A differenza da quanto temevano, i carabinieri non vedono nell'arrivo del famoso commissario Arrigoni (le cui indagini hanno avuto una eco anche da quelle parti) un'invasione di campo, anzi, è un modo per imparare un metodo nuovo di indagine. Che non può cominciare dall'analisi della scena del delitto.
Il morto, Arnaldo Castagna, è stato ucciso con un colpo alla testa, probabilmente una pietra. Dato il poco sangue, potrebbe anche essere stato ucciso altrove e poi spostato nel bosco nel tentativo di ritardare la scoperta.

Come procedere allora?
Il metodo Arrigoni si basa sulla teoria dei “cerchi concentrici”: si parte dal morto, che è imprenditore edile molto chiacchierato in paese, e si indaga sulla sua famiglia, la giovane e bella moglie.
Poi dalle persone con cui aveva rapporti stretti e con cui era in affari.
Infine si cercano possibili testimoni tra le persone che vivono in quella zona del paese, vicino al bosco.

Non è un'indagine facile, nessun caso di omicidio è facile all'inizio.
Ma in questo caso le difficoltà nascono dal fatto che la gente del paese è chiusa, ai limiti dell'omertà: riportano al commissario tante malignità, ma nessuno sembra avere visto o sentito niente.
Il morto era sì un costruttore, ma era anche dedito al contrabbando con la Svizzera ed era sempre riuscito a scamparla dalle indagini del tenente della Finanza con cui Arrigoni parla.
Non solo, oltre al contrabbando, era pure dedito all'usura, prestiti a strozzo a persone in difficoltà a cui chiedeva poi alti interessi.

Si deve partire da qui per cercare il movente del delitto? Qualche membro della sua banda di spalloni che gli ha “fatto le scarpe” per scalzarlo dal comando?
Oppure una persona a cui aveva prestato del denaro e che esasperato dalle richieste lo ha ucciso?
Oppure c'entra qualcosa la moglie, di cui si insinua una relazione con un'altra persona alle spalle del marito, molto più vecchio?
..la brutta figura la stiamo rischiando davvero. Il fatto è che questa è una strana indagine: la vittima aveva tutte le caratteristiche per attirarsi, come minimo, antipatie, invidie e recriminazioni, ma ciononostante abbiamo scoperto ben poco di concreto. E non c'è traccia di un testimone, non ci sono vicini di casa, portinaie, solo un paese silenzioso, cioè vale a dire nessuno, diamine! ..”

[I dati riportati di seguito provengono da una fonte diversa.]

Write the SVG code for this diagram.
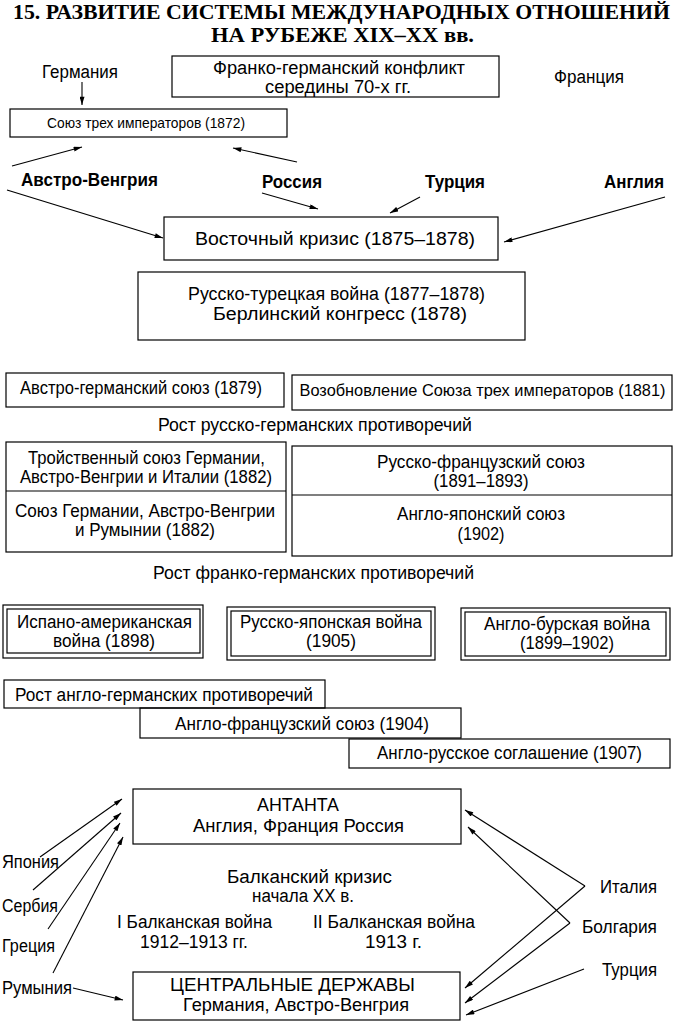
<svg xmlns="http://www.w3.org/2000/svg" width="677" height="1024" viewBox="0 0 677 1024">
<defs>
<marker id="ah" viewBox="0 0 10 6" refX="10" refY="3" markerWidth="9" markerHeight="5" markerUnits="userSpaceOnUse" orient="auto">
<path d="M0,0 L10,3 L0,6 Z" fill="#000"/>
</marker>
<style>
.t{font-family:"Liberation Sans",Arial,sans-serif;font-size:18px;fill:#000;text-anchor:middle}
.s{font-size:15px}
.m{font-size:16.5px}
.b{font-weight:bold}
.l{text-anchor:start}
.ttl{font-family:"Liberation Serif","Times New Roman",serif;font-weight:bold;font-size:22px;fill:#000}
.box{fill:none;stroke:#000;stroke-width:1.2}
.c line{stroke:#000;stroke-width:1.1;marker-end:url(#ah)}
</style>
</defs>
<rect width="677" height="1024" fill="#fff"/>

<g id="title">
<text class="ttl" x="13" y="19" textLength="657" lengthAdjust="spacingAndGlyphs">15. РАЗВИТИЕ СИСТЕМЫ МЕЖДУНАРОДНЫХ ОТНОШЕНИЙ</text>
<text class="ttl" x="211" y="42" textLength="263" lengthAdjust="spacingAndGlyphs">НА РУБЕЖЕ XIX–XX вв.</text>
</g>

<g id="germany1"><text class="t" x="80" y="78" textLength="76" lengthAdjust="spacingAndGlyphs">Германия</text></g>
<g id="franco-german">
<rect class="box" x="172" y="56" width="327" height="41"/>
<text class="t" x="339" y="74" textLength="252" lengthAdjust="spacingAndGlyphs">Франко-германский конфликт</text>
<text class="t" x="338" y="93" textLength="146" lengthAdjust="spacingAndGlyphs">середины 70-х гг.</text>
</g>
<g id="france1"><text class="t" x="589" y="83" textLength="70" lengthAdjust="spacingAndGlyphs">Франция</text></g>
<g id="union3">
<rect class="box" x="10" y="109" width="277" height="28"/>
<text class="t s" x="146" y="128" textLength="198" lengthAdjust="spacingAndGlyphs">Союз трех императоров (1872)</text>
</g>
<g id="austria1"><text class="t b" x="89.5" y="186" textLength="137" lengthAdjust="spacingAndGlyphs">Австро-Венгрия</text></g>
<g id="russia1"><text class="t b" x="292" y="188" textLength="60" lengthAdjust="spacingAndGlyphs">Россия</text></g>
<g id="turkey1"><text class="t b" x="455" y="188" textLength="60" lengthAdjust="spacingAndGlyphs">Турция</text></g>
<g id="england1"><text class="t b" x="634" y="188" textLength="60" lengthAdjust="spacingAndGlyphs">Англия</text></g>
<g id="eastern">
<rect class="box" x="164" y="217" width="334" height="43"/>
<text class="t" x="335" y="245" textLength="280" lengthAdjust="spacingAndGlyphs">Восточный кризис (1875–1878)</text>
</g>
<g id="rusturk">
<rect class="box" x="138" y="272" width="387" height="68"/>
<text class="t" x="336.5" y="300" textLength="297" lengthAdjust="spacingAndGlyphs">Русско-турецкая война (1877–1878)</text>
<text class="t" x="340" y="320" textLength="254" lengthAdjust="spacingAndGlyphs">Берлинский конгресс (1878)</text>
</g>
<g id="ausgerm">
<rect class="box" x="6" y="373" width="278" height="34"/>
<text class="t" x="141" y="394" textLength="242" lengthAdjust="spacingAndGlyphs">Австро-германский союз (1879)</text>
</g>
<g id="renewal">
<rect class="box" x="292" y="375" width="380" height="35"/>
<text class="t m" x="482.5" y="396" textLength="366" lengthAdjust="spacingAndGlyphs">Возобновление Союза трех императоров (1881)</text>
</g>
<g id="rg-contr"><text class="t" x="315" y="431" textLength="314" lengthAdjust="spacingAndGlyphs">Рост русско-германских противоречий</text></g>
<g id="triple">
<rect class="box" x="6" y="442" width="280" height="110"/>
<line x1="6" y1="491" x2="286" y2="491" stroke="#000" stroke-width="1.2"/>
<text class="t" x="146.5" y="464" textLength="237" lengthAdjust="spacingAndGlyphs">Тройственный союз Германии,</text>
<text class="t" x="146" y="483" textLength="252" lengthAdjust="spacingAndGlyphs">Австро-Венгрии и Италии (1882)</text>
<text class="t" x="145" y="517" textLength="260" lengthAdjust="spacingAndGlyphs">Союз Германии, Австро-Венгрии</text>
<text class="t" x="145" y="536" textLength="140" lengthAdjust="spacingAndGlyphs">и Румынии (1882)</text>
</g>
<g id="rusfr">
<rect class="box" x="292" y="446" width="380" height="110"/>
<line x1="292" y1="495" x2="672" y2="495" stroke="#000" stroke-width="1.2"/>
<text class="t" x="481" y="468" textLength="208" lengthAdjust="spacingAndGlyphs">Русско-французский союз</text>
<text class="t" x="481" y="487" textLength="95" lengthAdjust="spacingAndGlyphs">(1891–1893)</text>
<text class="t" x="481" y="520" textLength="168" lengthAdjust="spacingAndGlyphs">Англо-японский союз</text>
<text class="t" x="481" y="540" textLength="47" lengthAdjust="spacingAndGlyphs">(1902)</text>
</g>
<g id="fg-contr"><text class="t" x="313.5" y="579" textLength="321" lengthAdjust="spacingAndGlyphs">Рост франко-германских противоречий</text></g>
<g id="spam">
<rect class="box" x="3" y="605" width="200" height="53"/>
<rect class="box" x="7" y="609" width="193" height="44"/>
<text class="t" x="104.5" y="628" textLength="175" lengthAdjust="spacingAndGlyphs">Испано-американская</text>
<text class="t" x="104" y="647" textLength="102" lengthAdjust="spacingAndGlyphs">война (1898)</text>
</g>
<g id="rusjap">
<rect class="box" x="227" y="607" width="208" height="53"/>
<rect class="box" x="231" y="611" width="200" height="45"/>
<text class="t" x="331" y="628" textLength="182" lengthAdjust="spacingAndGlyphs">Русско-японская война</text>
<text class="t" x="331" y="647" textLength="50" lengthAdjust="spacingAndGlyphs">(1905)</text>
</g>
<g id="boer">
<rect class="box" x="461" y="608" width="209" height="52"/>
<rect class="box" x="465" y="612" width="201" height="44"/>
<text class="t" x="567" y="630" textLength="166" lengthAdjust="spacingAndGlyphs">Англо-бурская война</text>
<text class="t" x="567" y="649" textLength="94" lengthAdjust="spacingAndGlyphs">(1899–1902)</text>
</g>
<g id="ag-contr">
<rect class="box" x="4" y="680" width="321" height="28"/>
<text class="t" x="164" y="701" textLength="298" lengthAdjust="spacingAndGlyphs">Рост англо-германских противоречий</text>
</g>
<g id="anglofr">
<rect class="box" x="140" y="708" width="321" height="30"/>
<text class="t" x="302" y="730" textLength="254" lengthAdjust="spacingAndGlyphs">Англо-французский союз (1904)</text>
</g>
<g id="anglorus">
<rect class="box" x="349" y="739" width="321" height="29"/>
<text class="t" x="509.5" y="759" textLength="265" lengthAdjust="spacingAndGlyphs">Англо-русское соглашение (1907)</text>
</g>
<g id="entente">
<rect class="box" x="133" y="789" width="328" height="55"/>
<text class="t" x="298" y="811" textLength="82" lengthAdjust="spacingAndGlyphs">АНТАНТА</text>
<text class="t" x="298.5" y="832" textLength="211" lengthAdjust="spacingAndGlyphs">Англия, Франция Россия</text>
</g>
<g id="balkan">
<text class="t" x="309.5" y="883" textLength="165" lengthAdjust="spacingAndGlyphs">Балканский кризис</text>
<text class="t" x="303" y="902" textLength="102" lengthAdjust="spacingAndGlyphs">начала XX в.</text>
</g>
<g id="balkan1">
<text class="t" x="194.5" y="928" textLength="155" lengthAdjust="spacingAndGlyphs">I Балканская война</text>
<text class="t" x="194" y="948" textLength="108" lengthAdjust="spacingAndGlyphs">1912–1913 гг.</text>
</g>
<g id="balkan2">
<text class="t" x="394" y="928" textLength="162" lengthAdjust="spacingAndGlyphs">II Балканская война</text>
<text class="t" x="393.5" y="948" textLength="57" lengthAdjust="spacingAndGlyphs">1913 г.</text>
</g>
<g id="central">
<rect class="box" x="133" y="972" width="327" height="48"/>
<text class="t" x="292.5" y="991" textLength="245" lengthAdjust="spacingAndGlyphs">ЦЕНТРАЛЬНЫЕ ДЕРЖАВЫ</text>
<text class="t" x="296" y="1011" textLength="226" lengthAdjust="spacingAndGlyphs">Германия, Австро-Венгрия</text>
</g>
<g id="japan"><text class="t l" x="2" y="868" textLength="57" lengthAdjust="spacingAndGlyphs">Япония</text></g>
<g id="serbia"><text class="t l" x="2" y="912" textLength="56" lengthAdjust="spacingAndGlyphs">Сербия</text></g>
<g id="greece"><text class="t l" x="2" y="952" textLength="53" lengthAdjust="spacingAndGlyphs">Греция</text></g>
<g id="romania"><text class="t l" x="2" y="994" textLength="70" lengthAdjust="spacingAndGlyphs">Румыния</text></g>
<g id="italy"><text class="t l" x="600" y="893" textLength="57" lengthAdjust="spacingAndGlyphs">Италия</text></g>
<g id="bulgaria"><text class="t l" x="582" y="933" textLength="75" lengthAdjust="spacingAndGlyphs">Болгария</text></g>
<g id="turkey2"><text class="t l" x="602" y="976" textLength="55" lengthAdjust="spacingAndGlyphs">Турция</text></g>

<g id="connectors" class="c">
<line x1="82" y1="82" x2="82" y2="105"/>
<line x1="12" y1="166" x2="82" y2="147"/>
<line x1="297" y1="162" x2="233" y2="148"/>
<line x1="7" y1="190" x2="163" y2="238"/>
<line x1="262" y1="193" x2="318" y2="209"/>
<line x1="420" y1="197" x2="390" y2="213"/>
<line x1="665" y1="197" x2="504" y2="242"/>
<line x1="40" y1="857" x2="122" y2="799"/>
<line x1="33" y1="890" x2="121" y2="813"/>
<line x1="48" y1="929" x2="120" y2="823"/>
<line x1="53" y1="973" x2="123" y2="837"/>
<line x1="73" y1="988" x2="123" y2="1000"/>
<line x1="585" y1="886" x2="465" y2="810"/>
<line x1="585" y1="886" x2="465" y2="988"/>
<line x1="570" y1="923" x2="468" y2="827"/>
<line x1="570" y1="923" x2="465" y2="1003"/>
<line x1="584" y1="969" x2="466" y2="1015"/>
</g>
</svg>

Arrigoni, assieme al bravo Di Pasquale, che anche in questa indagine avrà modo di fare colpo nei confronti della bella locandiera, si daranno un bel da fare per trovare le cause del delitto e risalire all'assassino.
Questo “Arrigoni e l'omicidio nel bosco” risulta meno riuscito, rispetto ai precedenti romanzi, non solo perché manca il racconto della Milano di un tempo, ma anche per l'impressione che la storia sia tirata un po' per le lunghe, almeno nella parte centrale del racconto, quando i due investigatori si trovano a “brancolare nel buio” e la storia si perde tra questione gastronomiche e l'arte di seduzione del giovane Di Pasquale.

Spero che Arrigoni torni nella sua Milano con una storia con dentro un po' più di giallo.